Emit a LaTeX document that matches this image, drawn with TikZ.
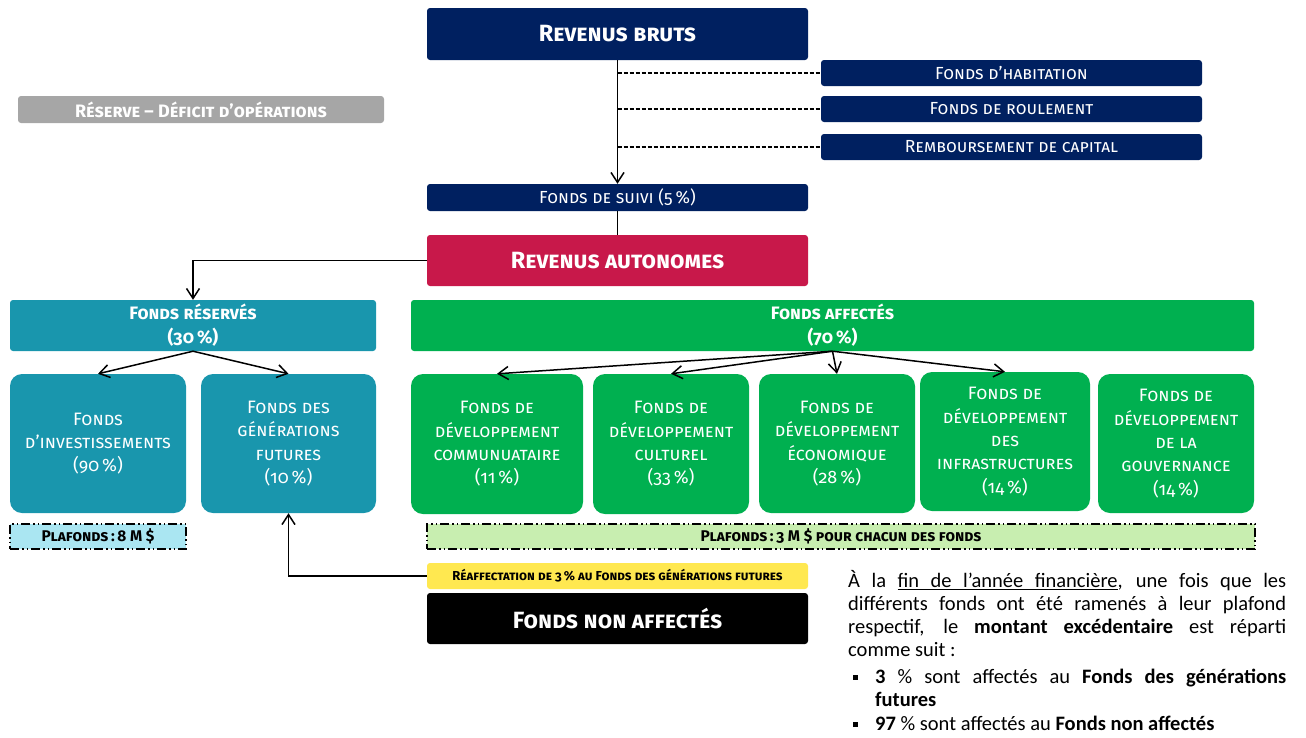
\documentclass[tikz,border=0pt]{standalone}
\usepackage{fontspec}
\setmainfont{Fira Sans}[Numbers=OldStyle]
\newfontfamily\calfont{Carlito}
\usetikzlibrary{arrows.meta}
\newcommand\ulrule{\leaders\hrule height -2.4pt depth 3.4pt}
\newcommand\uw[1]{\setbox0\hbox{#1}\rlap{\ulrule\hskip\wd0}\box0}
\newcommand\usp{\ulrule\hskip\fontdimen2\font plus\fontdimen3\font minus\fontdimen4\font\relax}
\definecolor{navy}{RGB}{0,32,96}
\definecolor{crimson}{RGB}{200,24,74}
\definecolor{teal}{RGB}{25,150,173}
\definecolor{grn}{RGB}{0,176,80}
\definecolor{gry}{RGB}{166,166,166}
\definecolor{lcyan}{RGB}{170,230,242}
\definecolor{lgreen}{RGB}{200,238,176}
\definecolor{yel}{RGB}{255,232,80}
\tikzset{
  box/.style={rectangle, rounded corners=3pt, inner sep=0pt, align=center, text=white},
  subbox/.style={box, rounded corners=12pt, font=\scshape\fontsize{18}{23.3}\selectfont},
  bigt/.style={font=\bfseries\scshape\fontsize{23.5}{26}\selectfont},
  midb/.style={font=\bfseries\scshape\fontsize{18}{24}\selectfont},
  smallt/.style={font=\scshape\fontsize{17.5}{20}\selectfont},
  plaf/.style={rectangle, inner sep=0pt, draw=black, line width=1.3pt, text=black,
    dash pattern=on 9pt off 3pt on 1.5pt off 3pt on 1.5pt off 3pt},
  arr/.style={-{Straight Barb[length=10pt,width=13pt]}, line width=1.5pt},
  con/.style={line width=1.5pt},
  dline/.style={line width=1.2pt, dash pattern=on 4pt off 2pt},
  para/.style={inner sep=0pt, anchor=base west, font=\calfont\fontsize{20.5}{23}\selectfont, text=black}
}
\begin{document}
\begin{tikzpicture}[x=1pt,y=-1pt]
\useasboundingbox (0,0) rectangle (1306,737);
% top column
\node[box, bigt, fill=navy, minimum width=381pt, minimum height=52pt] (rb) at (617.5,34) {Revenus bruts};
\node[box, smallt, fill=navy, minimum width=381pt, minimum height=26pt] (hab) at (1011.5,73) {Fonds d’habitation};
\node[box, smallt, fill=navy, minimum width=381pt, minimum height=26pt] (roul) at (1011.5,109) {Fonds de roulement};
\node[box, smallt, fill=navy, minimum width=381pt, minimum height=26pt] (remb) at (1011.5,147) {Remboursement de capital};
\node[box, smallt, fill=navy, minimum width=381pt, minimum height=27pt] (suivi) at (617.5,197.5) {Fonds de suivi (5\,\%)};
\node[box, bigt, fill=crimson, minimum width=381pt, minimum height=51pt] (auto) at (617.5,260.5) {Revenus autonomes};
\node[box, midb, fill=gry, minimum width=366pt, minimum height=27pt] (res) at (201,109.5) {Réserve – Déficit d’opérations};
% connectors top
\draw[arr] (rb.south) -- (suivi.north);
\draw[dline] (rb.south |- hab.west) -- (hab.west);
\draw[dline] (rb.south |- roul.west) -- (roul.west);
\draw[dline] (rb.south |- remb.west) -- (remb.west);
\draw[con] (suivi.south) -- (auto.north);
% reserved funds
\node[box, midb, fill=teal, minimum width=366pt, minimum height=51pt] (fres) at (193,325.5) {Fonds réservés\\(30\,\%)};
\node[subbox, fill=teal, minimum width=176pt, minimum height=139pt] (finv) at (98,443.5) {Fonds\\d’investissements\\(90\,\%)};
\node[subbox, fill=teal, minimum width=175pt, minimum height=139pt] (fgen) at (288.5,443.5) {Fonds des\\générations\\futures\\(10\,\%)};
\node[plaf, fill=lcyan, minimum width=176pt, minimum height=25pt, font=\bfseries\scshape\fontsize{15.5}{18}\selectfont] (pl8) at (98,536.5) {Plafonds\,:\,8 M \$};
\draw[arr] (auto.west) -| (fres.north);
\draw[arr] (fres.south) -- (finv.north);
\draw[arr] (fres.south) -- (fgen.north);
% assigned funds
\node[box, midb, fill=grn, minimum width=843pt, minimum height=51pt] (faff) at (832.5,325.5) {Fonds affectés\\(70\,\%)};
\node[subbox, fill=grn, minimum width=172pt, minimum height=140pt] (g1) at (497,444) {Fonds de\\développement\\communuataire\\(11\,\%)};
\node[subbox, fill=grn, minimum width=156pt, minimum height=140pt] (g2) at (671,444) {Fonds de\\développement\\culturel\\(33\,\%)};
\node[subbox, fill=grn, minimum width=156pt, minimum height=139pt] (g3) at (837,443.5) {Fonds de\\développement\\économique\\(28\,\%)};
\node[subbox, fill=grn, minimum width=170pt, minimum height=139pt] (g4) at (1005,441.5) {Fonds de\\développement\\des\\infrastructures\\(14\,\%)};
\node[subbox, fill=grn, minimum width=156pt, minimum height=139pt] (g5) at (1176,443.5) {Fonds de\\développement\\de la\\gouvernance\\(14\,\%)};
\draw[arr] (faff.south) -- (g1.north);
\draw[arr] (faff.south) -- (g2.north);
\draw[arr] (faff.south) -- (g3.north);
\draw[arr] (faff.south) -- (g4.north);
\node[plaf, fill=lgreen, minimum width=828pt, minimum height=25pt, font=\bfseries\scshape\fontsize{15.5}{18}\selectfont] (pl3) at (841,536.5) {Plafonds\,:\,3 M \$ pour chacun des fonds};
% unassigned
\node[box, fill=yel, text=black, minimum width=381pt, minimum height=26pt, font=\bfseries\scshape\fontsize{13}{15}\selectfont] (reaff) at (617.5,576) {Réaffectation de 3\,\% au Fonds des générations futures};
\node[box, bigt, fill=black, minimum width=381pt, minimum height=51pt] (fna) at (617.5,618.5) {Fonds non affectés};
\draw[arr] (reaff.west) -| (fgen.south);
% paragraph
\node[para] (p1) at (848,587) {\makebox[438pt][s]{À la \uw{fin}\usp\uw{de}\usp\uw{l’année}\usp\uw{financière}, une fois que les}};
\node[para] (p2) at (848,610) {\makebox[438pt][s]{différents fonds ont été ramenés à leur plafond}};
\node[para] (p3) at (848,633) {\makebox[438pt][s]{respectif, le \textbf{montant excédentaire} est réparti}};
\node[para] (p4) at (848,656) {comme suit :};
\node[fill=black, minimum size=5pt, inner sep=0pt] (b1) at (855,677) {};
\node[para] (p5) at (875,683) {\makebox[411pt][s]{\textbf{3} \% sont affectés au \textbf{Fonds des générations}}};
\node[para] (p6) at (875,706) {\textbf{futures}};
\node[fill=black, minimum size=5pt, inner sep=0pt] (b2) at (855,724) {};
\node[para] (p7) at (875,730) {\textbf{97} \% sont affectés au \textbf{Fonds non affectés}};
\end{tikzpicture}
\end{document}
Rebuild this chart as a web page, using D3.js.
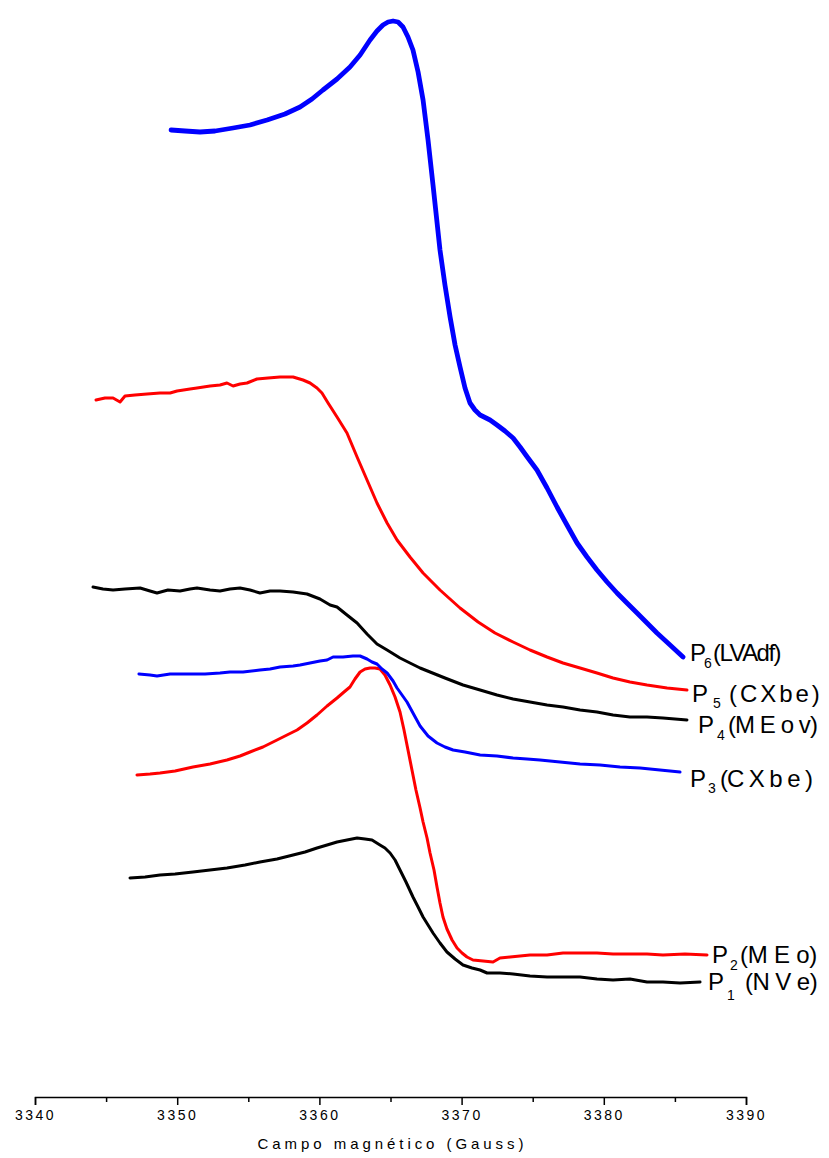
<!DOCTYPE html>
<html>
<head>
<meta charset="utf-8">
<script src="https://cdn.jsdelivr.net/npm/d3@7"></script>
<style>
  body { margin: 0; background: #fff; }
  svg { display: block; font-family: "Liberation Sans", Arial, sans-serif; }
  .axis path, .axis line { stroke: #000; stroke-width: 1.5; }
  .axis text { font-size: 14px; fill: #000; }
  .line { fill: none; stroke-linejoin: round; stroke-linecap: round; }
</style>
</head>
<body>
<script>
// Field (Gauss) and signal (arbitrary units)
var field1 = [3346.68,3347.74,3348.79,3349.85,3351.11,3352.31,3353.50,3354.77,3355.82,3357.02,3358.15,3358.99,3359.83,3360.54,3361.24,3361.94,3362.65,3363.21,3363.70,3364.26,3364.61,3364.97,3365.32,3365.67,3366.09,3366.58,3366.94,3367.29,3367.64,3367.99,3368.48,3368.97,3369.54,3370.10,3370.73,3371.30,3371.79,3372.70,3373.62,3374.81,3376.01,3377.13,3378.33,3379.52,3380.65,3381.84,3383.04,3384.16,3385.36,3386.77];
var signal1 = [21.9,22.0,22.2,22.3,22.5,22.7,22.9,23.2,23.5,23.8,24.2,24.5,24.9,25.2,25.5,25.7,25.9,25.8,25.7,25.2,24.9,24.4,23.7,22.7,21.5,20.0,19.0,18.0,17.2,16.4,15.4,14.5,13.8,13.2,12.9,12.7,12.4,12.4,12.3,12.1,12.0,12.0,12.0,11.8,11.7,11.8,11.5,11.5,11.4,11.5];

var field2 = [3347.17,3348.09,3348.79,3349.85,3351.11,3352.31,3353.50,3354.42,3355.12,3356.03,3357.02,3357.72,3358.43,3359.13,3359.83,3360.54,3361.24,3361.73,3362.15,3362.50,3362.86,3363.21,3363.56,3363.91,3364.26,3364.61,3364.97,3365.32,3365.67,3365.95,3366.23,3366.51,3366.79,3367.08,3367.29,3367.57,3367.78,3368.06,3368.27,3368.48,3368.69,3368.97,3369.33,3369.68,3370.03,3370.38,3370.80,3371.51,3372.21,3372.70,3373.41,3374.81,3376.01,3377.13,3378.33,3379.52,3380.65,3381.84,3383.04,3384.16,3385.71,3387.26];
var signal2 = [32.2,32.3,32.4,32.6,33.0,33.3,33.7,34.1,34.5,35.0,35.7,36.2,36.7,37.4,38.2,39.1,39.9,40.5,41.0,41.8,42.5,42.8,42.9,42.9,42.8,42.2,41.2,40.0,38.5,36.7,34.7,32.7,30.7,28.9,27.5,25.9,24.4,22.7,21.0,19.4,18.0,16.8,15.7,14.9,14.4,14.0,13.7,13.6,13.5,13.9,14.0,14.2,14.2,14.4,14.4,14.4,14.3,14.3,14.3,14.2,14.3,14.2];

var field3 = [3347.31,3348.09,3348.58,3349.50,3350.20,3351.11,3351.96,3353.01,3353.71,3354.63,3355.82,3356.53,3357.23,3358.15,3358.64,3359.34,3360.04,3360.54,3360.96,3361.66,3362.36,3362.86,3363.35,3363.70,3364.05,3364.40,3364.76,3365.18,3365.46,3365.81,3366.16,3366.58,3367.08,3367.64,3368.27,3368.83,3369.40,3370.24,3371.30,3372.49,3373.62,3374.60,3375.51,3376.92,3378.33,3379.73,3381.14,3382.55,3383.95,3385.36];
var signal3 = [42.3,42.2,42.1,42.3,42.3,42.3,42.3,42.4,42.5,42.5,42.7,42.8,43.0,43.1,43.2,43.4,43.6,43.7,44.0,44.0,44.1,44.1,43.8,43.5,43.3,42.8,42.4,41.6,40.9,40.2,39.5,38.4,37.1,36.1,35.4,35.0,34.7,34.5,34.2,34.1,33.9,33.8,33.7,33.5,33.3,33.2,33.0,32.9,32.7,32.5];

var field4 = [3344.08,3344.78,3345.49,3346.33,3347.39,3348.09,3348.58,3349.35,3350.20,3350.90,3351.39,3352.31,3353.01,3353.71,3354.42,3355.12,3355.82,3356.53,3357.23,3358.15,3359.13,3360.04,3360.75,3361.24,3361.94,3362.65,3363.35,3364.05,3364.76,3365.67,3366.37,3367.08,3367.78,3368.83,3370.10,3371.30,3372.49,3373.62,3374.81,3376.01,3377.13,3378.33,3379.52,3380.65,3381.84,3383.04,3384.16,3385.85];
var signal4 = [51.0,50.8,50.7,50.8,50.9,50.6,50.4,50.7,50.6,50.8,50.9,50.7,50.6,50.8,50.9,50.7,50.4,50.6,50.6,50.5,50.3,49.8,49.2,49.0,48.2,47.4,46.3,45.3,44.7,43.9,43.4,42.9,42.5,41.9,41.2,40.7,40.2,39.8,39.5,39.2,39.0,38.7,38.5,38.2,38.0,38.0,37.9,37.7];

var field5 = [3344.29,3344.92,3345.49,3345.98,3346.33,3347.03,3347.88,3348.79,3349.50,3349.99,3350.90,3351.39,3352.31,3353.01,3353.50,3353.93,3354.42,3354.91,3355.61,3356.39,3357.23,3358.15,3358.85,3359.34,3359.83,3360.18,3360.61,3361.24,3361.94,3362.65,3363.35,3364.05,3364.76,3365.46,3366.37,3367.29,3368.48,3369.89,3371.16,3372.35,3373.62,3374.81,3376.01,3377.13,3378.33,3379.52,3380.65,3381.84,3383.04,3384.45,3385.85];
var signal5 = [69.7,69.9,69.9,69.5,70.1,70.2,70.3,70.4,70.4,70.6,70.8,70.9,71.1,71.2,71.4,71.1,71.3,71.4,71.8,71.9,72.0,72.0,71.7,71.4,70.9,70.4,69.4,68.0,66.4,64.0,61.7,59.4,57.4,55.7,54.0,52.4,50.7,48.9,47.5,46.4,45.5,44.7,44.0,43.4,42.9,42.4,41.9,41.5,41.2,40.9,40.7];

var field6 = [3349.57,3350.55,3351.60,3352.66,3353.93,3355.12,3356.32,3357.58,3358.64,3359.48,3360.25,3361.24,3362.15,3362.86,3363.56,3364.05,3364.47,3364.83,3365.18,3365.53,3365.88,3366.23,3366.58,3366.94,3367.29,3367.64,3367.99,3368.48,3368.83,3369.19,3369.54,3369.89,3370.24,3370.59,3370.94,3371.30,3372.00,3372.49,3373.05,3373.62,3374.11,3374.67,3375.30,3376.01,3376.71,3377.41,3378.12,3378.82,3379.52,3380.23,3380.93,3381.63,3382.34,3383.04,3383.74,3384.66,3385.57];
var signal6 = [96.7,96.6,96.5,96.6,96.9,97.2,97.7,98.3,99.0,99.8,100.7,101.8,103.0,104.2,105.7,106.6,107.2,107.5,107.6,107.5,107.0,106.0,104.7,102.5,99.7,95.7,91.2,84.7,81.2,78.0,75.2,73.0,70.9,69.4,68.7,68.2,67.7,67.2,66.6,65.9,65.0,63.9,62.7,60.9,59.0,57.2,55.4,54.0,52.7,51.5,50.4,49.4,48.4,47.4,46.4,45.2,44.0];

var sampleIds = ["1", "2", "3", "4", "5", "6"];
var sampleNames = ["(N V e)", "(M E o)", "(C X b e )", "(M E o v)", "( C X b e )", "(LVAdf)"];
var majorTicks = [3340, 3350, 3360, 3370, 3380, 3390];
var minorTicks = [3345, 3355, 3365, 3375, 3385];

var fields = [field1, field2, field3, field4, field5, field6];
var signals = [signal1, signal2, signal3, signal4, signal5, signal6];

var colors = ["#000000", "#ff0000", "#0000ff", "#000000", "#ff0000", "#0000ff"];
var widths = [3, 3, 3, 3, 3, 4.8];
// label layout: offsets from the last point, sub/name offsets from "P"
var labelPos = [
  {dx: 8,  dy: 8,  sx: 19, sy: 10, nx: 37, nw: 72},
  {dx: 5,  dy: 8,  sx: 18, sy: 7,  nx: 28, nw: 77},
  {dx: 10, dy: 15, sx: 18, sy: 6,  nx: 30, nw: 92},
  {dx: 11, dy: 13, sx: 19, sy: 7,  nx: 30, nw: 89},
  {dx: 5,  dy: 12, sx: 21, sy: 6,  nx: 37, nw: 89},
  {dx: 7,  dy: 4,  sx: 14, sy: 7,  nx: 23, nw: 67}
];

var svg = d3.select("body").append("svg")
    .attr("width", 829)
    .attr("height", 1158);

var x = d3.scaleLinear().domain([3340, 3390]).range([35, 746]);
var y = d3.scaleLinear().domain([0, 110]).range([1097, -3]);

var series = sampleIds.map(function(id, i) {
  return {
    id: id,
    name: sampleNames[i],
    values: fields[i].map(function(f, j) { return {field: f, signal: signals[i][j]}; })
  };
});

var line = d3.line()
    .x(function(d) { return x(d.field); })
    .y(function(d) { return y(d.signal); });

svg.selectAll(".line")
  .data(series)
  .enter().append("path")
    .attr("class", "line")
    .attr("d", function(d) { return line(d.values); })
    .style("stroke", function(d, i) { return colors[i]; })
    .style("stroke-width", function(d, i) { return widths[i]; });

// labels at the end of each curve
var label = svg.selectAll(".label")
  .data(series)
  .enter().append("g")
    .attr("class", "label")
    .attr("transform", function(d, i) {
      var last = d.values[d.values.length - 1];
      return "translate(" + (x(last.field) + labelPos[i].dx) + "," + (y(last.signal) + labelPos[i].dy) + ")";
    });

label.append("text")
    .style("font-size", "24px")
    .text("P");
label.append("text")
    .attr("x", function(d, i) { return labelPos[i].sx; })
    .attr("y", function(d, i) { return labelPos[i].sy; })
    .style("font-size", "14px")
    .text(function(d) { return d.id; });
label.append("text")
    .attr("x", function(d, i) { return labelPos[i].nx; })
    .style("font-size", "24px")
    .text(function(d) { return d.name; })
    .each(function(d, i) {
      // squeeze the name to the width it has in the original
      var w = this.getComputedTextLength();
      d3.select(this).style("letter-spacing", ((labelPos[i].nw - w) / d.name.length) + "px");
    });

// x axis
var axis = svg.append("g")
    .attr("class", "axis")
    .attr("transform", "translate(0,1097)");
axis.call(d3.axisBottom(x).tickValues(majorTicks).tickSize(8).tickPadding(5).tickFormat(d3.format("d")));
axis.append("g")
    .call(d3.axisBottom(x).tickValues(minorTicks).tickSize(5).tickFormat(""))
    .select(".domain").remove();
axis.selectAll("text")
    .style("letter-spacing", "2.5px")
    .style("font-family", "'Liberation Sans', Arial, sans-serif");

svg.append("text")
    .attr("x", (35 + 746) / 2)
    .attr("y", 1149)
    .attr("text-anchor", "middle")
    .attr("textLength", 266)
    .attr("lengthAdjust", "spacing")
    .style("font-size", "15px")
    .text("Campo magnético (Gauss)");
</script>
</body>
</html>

################

*EXERCISE PROMPT*. Within the data above, pick out all lines holding the word "this".

*RESPONSE TO THE EXERCISE*.
Emit a LaTeX document that matches this image, drawn with TikZ.
Rebuild this chart as a web page, using D3.js.
      var w = this.getComputedTextLength();
      d3.select(this).style("letter-spacing", ((labelPos[i].nw - w) / d.name.length) + "px");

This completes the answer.